With that, I would like to turn the call over to Liane. Liane?

Liane Pelletier

Thank you, Melissa. Welcome and thank you all for participating on the call. At the outset, I will share a bit about our cable build and our cable buy strategy, which form part of how we will serve the Enterprise market. The demand and supply fundamentals of this market make it an ideal place to put capital to work. As for the demand side, the market served by the cable investment is the inter-state transport market, sized last year at over $200 million. Data usage in this market is growing over 40% a year and that’s before we experienced new oil, gas, and other economic development opportunities in Alaska.

As one example of the opportunity ahead of us, British Petroleum and ConocoPhillips recently announced that they will jointly develop a pipeline to move natural gas from the North Slope of Alaska to markets in the Lower 48. Their plan involves spending $600 million over the next three years to reach the first project milestone with total spending for the project estimated at more than $30 billion over more than 10 years.

As for the supply side, with our AKORN build and our Crest buy we will own two of the four cables connecting Alaska to the rest of the world and we will be one of two suppliers. As we have mentioned before, the Alaska supply market differs radically from the long haul fiber market in the Lower 48 where a glut of competing suppliers pressured return. We believe the supply market and therefore expected returns are quite different in Alaska.

As we serve this market, our pricing will reflect a strategy of differentiation, and the value customers place on our solutions. For example, the cable we are building, AKORN, leaves Alaska along the only geographically diverse route and this is key for our customers’ traffic security and business continuity. ACS will operate the AKORN and Crest cables together as a ring and connect this submarine transport system to ACS's in-state data network.

In state, we recently upgraded our Metro Ethernet network to 10 gig in order to best serve the needs of Enterprise customers. ACS's Metro Ethernet and MPLS networks offer key advantages over legacy network technologies commonly installed in Alaska. And the ACS in-state network reaches from the north, site of oil and gas fields, to Southeast Alaska, site of major tourism and fishing industries. ACS will manage customers' traffic on these two cables via two network operations control centers, one here in Alaska, and one in the Lower 48. Our approach to establishing a Lower 48 knock will minimize both our total cost of ownership and the time needed to deliver world-class capabilities to Enterprise customers.
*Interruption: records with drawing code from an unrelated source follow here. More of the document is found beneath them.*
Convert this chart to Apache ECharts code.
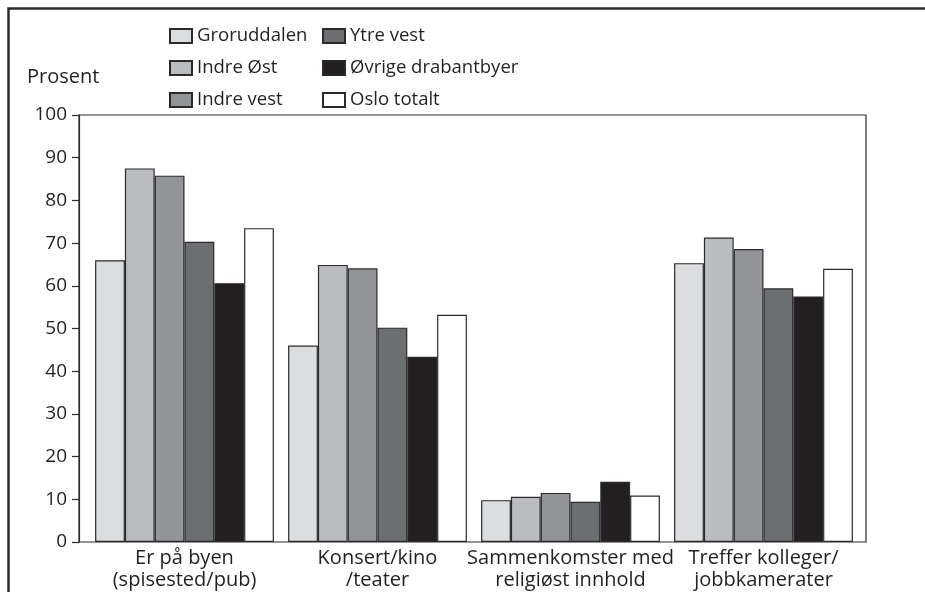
<!DOCTYPE html>
<html>
<head>
<meta charset="utf-8">
<script src="https://cdn.jsdelivr.net/npm/echarts@6/dist/echarts.min.js"></script>
<style>
html,body{margin:0;padding:0;background:#fff;}
#chart{width:925px;height:592px;}
</style>
</head>
<body>
<div id="chart"></div>
<script>
const categories = ['Er på byen\n(spisested/pub)', 'Konsert/kino\n/teater', 'Sammenkomster med\nreligiøst innhold', 'Treffer kolleger/\njobbkamerater'];
const seriesNames = ['Groruddalen', 'Indre Øst', 'Indre vest', 'Ytre vest', 'Øvrige drabantbyer', 'Oslo totalt'];
const groruddalen = [66.0, 46.0, 9.8, 65.3];
const indreOst = [87.5, 64.9, 10.6, 71.3];
const indreVest = [85.8, 64.1, 11.5, 68.6];
const ytreVest = [70.3, 50.2, 9.4, 59.4];
const ovrigeDrabantbyer = [60.6, 43.4, 14.1, 57.5];
const osloTotalt = [73.5, 53.2, 10.9, 64.0];
const yTicks = [0, 10, 20, 30, 40, 50, 60, 70, 80, 90, 100];

const values = [groruddalen, indreOst, indreVest, ytreVest, ovrigeDrabantbyer, osloTotalt];
const colors = ['#dcdddf', '#bbbcc0', '#939498', '#6d6e72', '#231f20', '#ffffff'];
const FONT = '"Open Sans", sans-serif';
const TXT = '#231f20';

const chart = echarts.init(document.getElementById('chart'), null, {renderer: 'canvas'});

const series = seriesNames.map((name, i) => ({
  name: name,
  type: 'bar',
  xAxisIndex: 1,
  yAxisIndex: 1,
  data: values[i],
  barWidth: 29.8,
  barGap: '0%',
  itemStyle: {color: colors[i], borderColor: '#2a2a2a', borderWidth: 1.2},
  emphasis: {disabled: true},
  animation: false
}));

const legendBase = {
  orient: 'vertical',
  top: 21,
  itemWidth: 22,
  itemHeight: 14,
  itemGap: 12,
  icon: 'rect',
  selectedMode: false,
  textStyle: {fontFamily: FONT, fontSize: 18.5, color: TXT, lineHeight: 20}
};

chart.setOption({
  animation: false,
  backgroundColor: '#fff',
  title: {
    text: 'Prosent',
    left: 22,
    top: 62,
    textStyle: {fontFamily: FONT, fontSize: 20, fontWeight: 'normal', color: TXT}
  },
  legend: [
    Object.assign({}, legendBase, {left: 164, data: seriesNames.slice(0, 3)}),
    Object.assign({}, legendBase, {left: 317, data: seriesNames.slice(3, 6)})
  ],
  grid: [
    {left: 79, top: 115, width: 787, height: 427, show: true, borderColor: '#2a2a2a', borderWidth: 1.2, backgroundColor: 'transparent'},
    {left: 88, top: 115, width: 772, height: 427}
  ],
  xAxis: [
    {gridIndex: 0, type: 'value', min: 0, max: 1, show: false},
    {
      gridIndex: 1, type: 'category', data: categories,
      axisLine: {show: false}, axisTick: {show: false},
      axisLabel: {fontFamily: FONT, fontSize: 20, color: TXT, lineHeight: 22, margin: 5, interval: 0}
    }
  ],
  yAxis: [
    {
      gridIndex: 0, type: 'value', min: yTicks[0], max: yTicks[yTicks.length - 1], interval: 10,
      axisLine: {show: true, lineStyle: {color: '#2a2a2a', width: 1.2}},
      axisTick: {show: true, length: 7, lineStyle: {color: '#2a2a2a', width: 1.2}},
      splitLine: {show: false},
      axisLabel: {fontFamily: FONT, fontSize: 19, color: TXT, margin: 12}
    },
    {gridIndex: 1, type: 'value', min: yTicks[0], max: yTicks[yTicks.length - 1], show: false, splitLine: {show: false}}
  ],
  graphic: [
    {
      type: 'rect', silent: true,
      shape: {x: 8.5, y: 8.5, width: 1200, height: 1200},
      style: {fill: 'none', stroke: '#2b2b2b', lineWidth: 2.5}
    }
  ],
  series: series
});
</script>
</body>
</html>
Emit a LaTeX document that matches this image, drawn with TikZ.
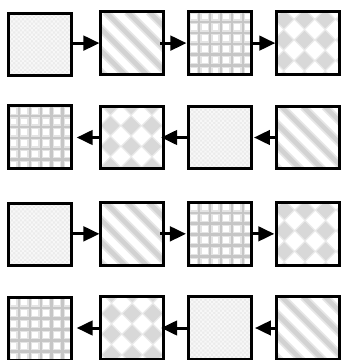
\documentclass[tikz,border=0pt]{standalone}
\usetikzlibrary{arrows.meta,calc}
\definecolor{chkbase}{HTML}{EBEBEB}
\definecolor{chklight}{HTML}{F7F7F7}
\definecolor{stripecore}{HTML}{D2D2D2}
\definecolor{stripehalo}{HTML}{E6E6E6}
\definecolor{gridcore}{HTML}{C6C6C6}
\definecolor{gridhalo}{HTML}{E4E4E4}
\definecolor{diamcore}{HTML}{D8D8D8}
\definecolor{diamhalo}{HTML}{EAEAEA}
\tikzset{
  tile/.style 2 args={draw=black, line width=3pt, anchor=north west, inner sep=0pt,
    minimum width={#1-3pt}, minimum height={#2-3pt}},
  chk/.style={path picture={
    \coordinate (nw) at (path picture bounding box.north west);
    \fill[chkbase] (path picture bounding box.north west) rectangle (path picture bounding box.south east);
    \fill[chklight, even odd rule]
      \foreach \k in {0,...,15} { ($(nw)+(0,4.4*\k)$) rectangle ++(70,2.2) }
      \foreach \k in {0,...,15} { ($(nw)+(4.4*\k,0)$) rectangle ++(2.2,70) };
  }},
  str/.style={path picture={
    \coordinate (nw) at (path picture bounding box.north west);
    \fill[white] (path picture bounding box.north west) rectangle (path picture bounding box.south east);
    \foreach \k in {-4,...,3} {
      \draw[stripehalo, line width=8pt] ($(nw)+(\k*21.7+4.5,0)$) -- ++(90,90);
      \draw[stripecore, line width=4.5pt] ($(nw)+(\k*21.7+4.5,0)$) -- ++(90,90);
    }
  }},
  grd/.style={path picture={
    \coordinate (nw) at (path picture bounding box.north west);
    \fill[white] (path picture bounding box.north west) rectangle (path picture bounding box.south east);
    \foreach \k in {0,...,6} {
      \draw[gridhalo, line width=5pt] ($(nw)+(\k*10.9-0.7,-2)$) -- ++(0,72);
      \draw[gridhalo, line width=5pt] ($(nw)+(-2,\k*10.9-0.7)$) -- ++(72,0);
    }
    \foreach \k in {0,...,6} {
      \draw[gridcore, line width=2.4pt] ($(nw)+(\k*10.9-0.7,-2)$) -- ++(0,72);
      \draw[gridcore, line width=2.4pt] ($(nw)+(-2,\k*10.9-0.7)$) -- ++(72,0);
    }
  }},
  dia/.style 2 args={path picture={
    \coordinate (nw) at (path picture bounding box.north west);
    \fill[white] (path picture bounding box.north west) rectangle (path picture bounding box.south east);
    \foreach \i in {-1,...,3} \foreach \j in {-1,...,3} {
      \fill[diamhalo] ($(nw)+(#1-1.5+20.7*\i,#2-1.5+20.7*\j)$) +(-11,0) -- +(0,-11) -- +(11,0) -- +(0,11) -- cycle;
      \fill[diamcore] ($(nw)+(#1-1.5+20.7*\i,#2-1.5+20.7*\j)$) +(-9,0) -- +(0,-9) -- +(9,0) -- +(0,9) -- cycle;
    }
  }},
  arr/.style={line width=3pt, -{Triangle[length=16pt,width=14.5pt]}},
}
\begin{document}
\begin{tikzpicture}[x=1pt,y=-1pt]
\useasboundingbox (0,0) rectangle (341,360);
\clip (0,0) rectangle (341,360);
% row 1
\node[tile={65.4pt}{64.4pt}, chk] (b11) at (7.3,12.3) {};
\node[tile={65.7pt}{65.8pt}, str] (b12) at (99.5,10.2) {};
\node[tile={65.5pt}{65.8pt}, grd] (b13) at (187.5,10.2) {};
\node[tile={65.4pt}{65.8pt}, dia={8.5}{9}] (b14) at (275.3,10.2) {};
% row 2
\node[tile={65.4pt}{65.7pt}, grd] (b21) at (7.3,104.3) {};
\node[tile={65.7pt}{65pt}, dia={11}{0}] (b22) at (99.5,105) {};
\node[tile={65.5pt}{65pt}, chk] (b23) at (187.5,105) {};
\node[tile={65.4pt}{65pt}, str] (b24) at (275.3,105) {};
% row 3
\node[tile={65.4pt}{64.7pt}, chk] (b31) at (7.3,202.3) {};
\node[tile={65.7pt}{65.7pt}, str] (b32) at (99.5,201) {};
\node[tile={65.5pt}{65.7pt}, grd] (b33) at (187.5,201) {};
\node[tile={65.4pt}{65.7pt}, dia={9}{9}] (b34) at (275.3,201) {};
% row 4
\node[tile={65.4pt}{66pt}, grd] (b41) at (7.3,296) {};
\node[tile={65.7pt}{66pt}, dia={12}{18.5}] (b42) at (99.5,295) {};
\node[tile={65.5pt}{66pt}, chk] (b43) at (187.5,295) {};
\node[tile={65.4pt}{66pt}, str] (b44) at (275.3,295) {};
% arrows row 1
\draw[arr] (b11.east |- b12.west) -- (b12.west);
\draw[arr] ([xshift=-5pt]b12.east) -- ([xshift=-1pt]b13.west);
\draw[arr] (b13.east) -- (b14.west);
% arrows row 2
\draw[arr] (b24.west) -- ([xshift=1pt]b23.east);
\draw[arr] (b23.west) -- ([xshift=-4pt]b22.east);
\draw[arr] ([xshift=1.5pt]b22.west) -- ([xshift=4pt]b21.east |- b22.west);
% arrows row 3
\draw[arr] (b31.east |- b32.west) -- (b32.west);
\draw[arr] ([xshift=-5pt]b32.east) -- ([xshift=-1.5pt]b33.west);
\draw[arr] (b33.east) -- ([xshift=-1pt]b34.west);
% arrows row 4
\draw[arr] (b44.west) -- ([xshift=2pt]b43.east);
\draw[arr] (b43.west) -- ([xshift=-4pt]b42.east);
\draw[arr] ([xshift=1.5pt]b42.west) -- ([xshift=4pt]b41.east |- b42.west);
\end{tikzpicture}
\end{document}
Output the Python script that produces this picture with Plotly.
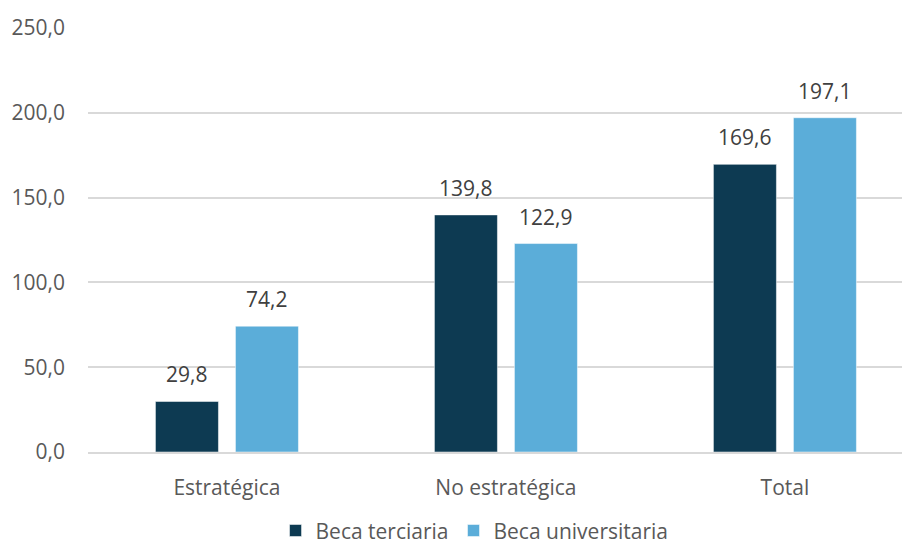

In summary, we believe our differentiated Enterprise strategy is the key to igniting ACS's next growth engine. And in particular, the cable investments revitalize and maximize the value of our local network. Considering the AKORN cable itself has a 25-year life, and the cost of service sold on the cables are largely fixed, we expect an annual return on our investment to be north of 20%. With this Enterprise growth strategy in place, which builds on our wireless growth strategy, we have an ideal platform to reward shareholders.